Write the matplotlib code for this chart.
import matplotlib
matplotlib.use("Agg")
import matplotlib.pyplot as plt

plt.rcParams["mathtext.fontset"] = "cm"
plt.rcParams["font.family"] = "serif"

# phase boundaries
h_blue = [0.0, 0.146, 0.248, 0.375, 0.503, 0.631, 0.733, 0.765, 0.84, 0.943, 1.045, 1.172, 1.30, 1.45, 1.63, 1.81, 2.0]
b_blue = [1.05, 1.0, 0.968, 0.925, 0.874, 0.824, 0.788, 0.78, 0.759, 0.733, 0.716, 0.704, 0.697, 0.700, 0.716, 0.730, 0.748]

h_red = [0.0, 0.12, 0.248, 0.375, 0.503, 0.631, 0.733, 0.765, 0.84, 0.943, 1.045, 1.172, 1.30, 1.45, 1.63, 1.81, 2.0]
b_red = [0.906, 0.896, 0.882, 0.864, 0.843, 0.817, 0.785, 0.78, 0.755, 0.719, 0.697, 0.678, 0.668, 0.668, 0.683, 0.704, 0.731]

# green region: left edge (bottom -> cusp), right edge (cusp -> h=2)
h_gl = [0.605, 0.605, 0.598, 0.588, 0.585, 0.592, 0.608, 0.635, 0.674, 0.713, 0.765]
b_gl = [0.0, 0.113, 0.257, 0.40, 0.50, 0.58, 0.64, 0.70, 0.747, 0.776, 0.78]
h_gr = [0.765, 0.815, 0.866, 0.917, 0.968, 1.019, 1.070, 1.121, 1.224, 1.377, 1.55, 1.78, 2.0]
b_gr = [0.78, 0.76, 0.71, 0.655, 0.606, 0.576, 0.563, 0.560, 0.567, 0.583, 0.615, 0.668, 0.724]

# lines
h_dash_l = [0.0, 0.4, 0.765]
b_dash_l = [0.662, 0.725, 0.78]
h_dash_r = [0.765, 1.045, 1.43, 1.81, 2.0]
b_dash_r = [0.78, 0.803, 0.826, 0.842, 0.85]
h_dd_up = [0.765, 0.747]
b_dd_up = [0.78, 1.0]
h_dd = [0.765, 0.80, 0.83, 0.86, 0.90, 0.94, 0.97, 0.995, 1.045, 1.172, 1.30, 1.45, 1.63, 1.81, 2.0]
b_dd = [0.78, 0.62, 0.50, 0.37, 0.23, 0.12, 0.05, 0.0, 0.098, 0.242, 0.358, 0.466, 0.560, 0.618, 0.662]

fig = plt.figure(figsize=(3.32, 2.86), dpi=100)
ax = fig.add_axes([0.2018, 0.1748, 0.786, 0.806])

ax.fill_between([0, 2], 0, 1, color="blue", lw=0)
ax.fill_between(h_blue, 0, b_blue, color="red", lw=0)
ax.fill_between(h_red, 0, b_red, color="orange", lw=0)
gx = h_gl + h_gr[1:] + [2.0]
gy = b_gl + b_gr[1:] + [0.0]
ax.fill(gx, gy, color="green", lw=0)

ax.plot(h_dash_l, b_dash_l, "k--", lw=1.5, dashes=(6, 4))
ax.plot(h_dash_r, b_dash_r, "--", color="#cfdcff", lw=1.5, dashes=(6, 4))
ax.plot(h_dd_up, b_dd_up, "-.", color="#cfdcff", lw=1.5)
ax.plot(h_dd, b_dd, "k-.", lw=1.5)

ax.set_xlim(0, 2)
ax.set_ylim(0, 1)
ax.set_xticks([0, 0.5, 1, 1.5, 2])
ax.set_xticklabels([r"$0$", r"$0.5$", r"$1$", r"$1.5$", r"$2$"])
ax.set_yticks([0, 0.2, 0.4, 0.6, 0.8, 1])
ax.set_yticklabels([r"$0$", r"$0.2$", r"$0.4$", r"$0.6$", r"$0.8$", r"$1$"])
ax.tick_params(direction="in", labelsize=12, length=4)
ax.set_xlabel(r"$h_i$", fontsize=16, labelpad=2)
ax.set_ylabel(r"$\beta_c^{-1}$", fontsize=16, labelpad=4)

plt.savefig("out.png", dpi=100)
----
Please repeat the listing exactly, with nothing left out.

The output
Write the matplotlib code for this chart.
import matplotlib
matplotlib.use("Agg")
import matplotlib.pyplot as plt

plt.rcParams["mathtext.fontset"] = "cm"
plt.rcParams["font.family"] = "serif"

# phase boundaries
h_blue = [0.0, 0.146, 0.248, 0.375, 0.503, 0.631, 0.733, 0.765, 0.84, 0.943, 1.045, 1.172, 1.30, 1.45, 1.63, 1.81, 2.0]
b_blue = [1.05, 1.0, 0.968, 0.925, 0.874, 0.824, 0.788, 0.78, 0.759, 0.733, 0.716, 0.704, 0.697, 0.700, 0.716, 0.730, 0.748]

h_red = [0.0, 0.12, 0.248, 0.375, 0.503, 0.631, 0.733, 0.765, 0.84, 0.943, 1.045, 1.172, 1.30, 1.45, 1.63, 1.81, 2.0]
b_red = [0.906, 0.896, 0.882, 0.864, 0.843, 0.817, 0.785, 0.78, 0.755, 0.719, 0.697, 0.678, 0.668, 0.668, 0.683, 0.704, 0.731]

# green region: left edge (bottom -> cusp), right edge (cusp -> h=2)
h_gl = [0.605, 0.605, 0.598, 0.588, 0.585, 0.592, 0.608, 0.635, 0.674, 0.713, 0.765]
b_gl = [0.0, 0.113, 0.257, 0.40, 0.50, 0.58, 0.64, 0.70, 0.747, 0.776, 0.78]
h_gr = [0.765, 0.815, 0.866, 0.917, 0.968, 1.019, 1.070, 1.121, 1.224, 1.377, 1.55, 1.78, 2.0]
b_gr = [0.78, 0.76, 0.71, 0.655, 0.606, 0.576, 0.563, 0.560, 0.567, 0.583, 0.615, 0.668, 0.724]

# lines
h_dash_l = [0.0, 0.4, 0.765]
b_dash_l = [0.662, 0.725, 0.78]
h_dash_r = [0.765, 1.045, 1.43, 1.81, 2.0]
b_dash_r = [0.78, 0.803, 0.826, 0.842, 0.85]
h_dd_up = [0.765, 0.747]
b_dd_up = [0.78, 1.0]
h_dd = [0.765, 0.80, 0.83, 0.86, 0.90, 0.94, 0.97, 0.995, 1.045, 1.172, 1.30, 1.45, 1.63, 1.81, 2.0]
b_dd = [0.78, 0.62, 0.50, 0.37, 0.23, 0.12, 0.05, 0.0, 0.098, 0.242, 0.358, 0.466, 0.560, 0.618, 0.662]

fig = plt.figure(figsize=(3.32, 2.86), dpi=100)
ax = fig.add_axes([0.2018, 0.1748, 0.786, 0.806])

ax.fill_between([0, 2], 0, 1, color="blue", lw=0)
ax.fill_between(h_blue, 0, b_blue, color="red", lw=0)
ax.fill_between(h_red, 0, b_red, color="orange", lw=0)
gx = h_gl + h_gr[1:] + [2.0]
gy = b_gl + b_gr[1:] + [0.0]
ax.fill(gx, gy, color="green", lw=0)

ax.plot(h_dash_l, b_dash_l, "k--", lw=1.5, dashes=(6, 4))
ax.plot(h_dash_r, b_dash_r, "--", color="#cfdcff", lw=1.5, dashes=(6, 4))
ax.plot(h_dd_up, b_dd_up, "-.", color="#cfdcff", lw=1.5)
ax.plot(h_dd, b_dd, "k-.", lw=1.5)

ax.set_xlim(0, 2)
ax.set_ylim(0, 1)
ax.set_xticks([0, 0.5, 1, 1.5, 2])
ax.set_xticklabels([r"$0$", r"$0.5$", r"$1$", r"$1.5$", r"$2$"])
ax.set_yticks([0, 0.2, 0.4, 0.6, 0.8, 1])
ax.set_yticklabels([r"$0$", r"$0.2$", r"$0.4$", r"$0.6$", r"$0.8$", r"$1$"])
ax.tick_params(direction="in", labelsize=12, length=4)
ax.set_xlabel(r"$h_i$", fontsize=16, labelpad=2)
ax.set_ylabel(r"$\beta_c^{-1}$", fontsize=16, labelpad=4)

plt.savefig("out.png", dpi=100)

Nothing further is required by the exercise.